Main Idea:

The main idea is to use a binary search-like approach to find a peak element in the array. We can observe that if we start from any index mid, there are three possibilities:

  • If nums[mid] is greater than both its neighbors, then mid is a peak.
  • If nums[mid-1] is greater than nums[mid], then there must be a peak on the left side.
  • If nums[mid+1] is greater than nums[mid], then there must be a peak on the right side. By comparing the elements at indices mid-1 and mid+1, we can decide which side of the array to explore, narrowing down the search space. This approach ensures that we move towards a peak element.
from typing import List

def find_peak_element(nums: List[int]) -> int:
    # Binary search-like approach
    left, right = 0, len(nums) - 1
    
    while left < right:
        mid = left + (right - left) // 2
        
        # Check if mid is a peak
        if nums[mid] > nums[mid+1]:
            # Move to the left side
            right = mid
        else:
            # Move to the right side (mid+1 must be greater)
            left = mid + 1
    
    # At the end of the loop, left and right will be equal, and the peak is found
    return left

# Example usage:
result1 = find_peak_element([1, 2, 3, 1])
print(result1)
assert result1 == 2
# Explanation: The peak element is 3, and its index is 2.
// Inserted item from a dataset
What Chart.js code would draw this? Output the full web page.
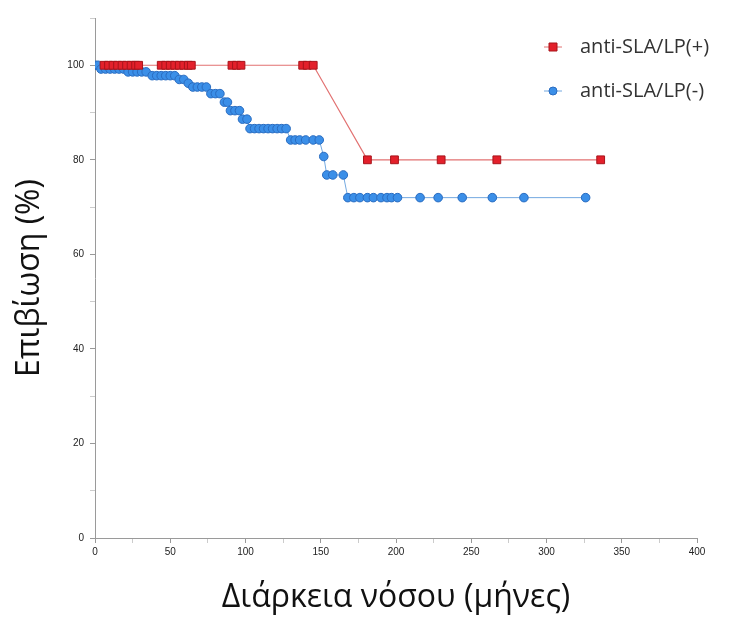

result2 = find_peak_element([1, 2, 1, 3, 5, 6, 4])
print(result2)
assert result2 in [1, 5]
# Explanation: The peak elements are 2 and 6, and their indices are 1 and 5, respectively.

Time Complexity:

The time complexity of the binary search-like approach is O(log N), where N is the length of the input array nums. In each step, the search space is reduced by half.

Space Complexity:

The space complexity is O(1) since we are using a constant amount of additional space, regardless of the input size. The algorithm does not use any extra data structures that scale with the input.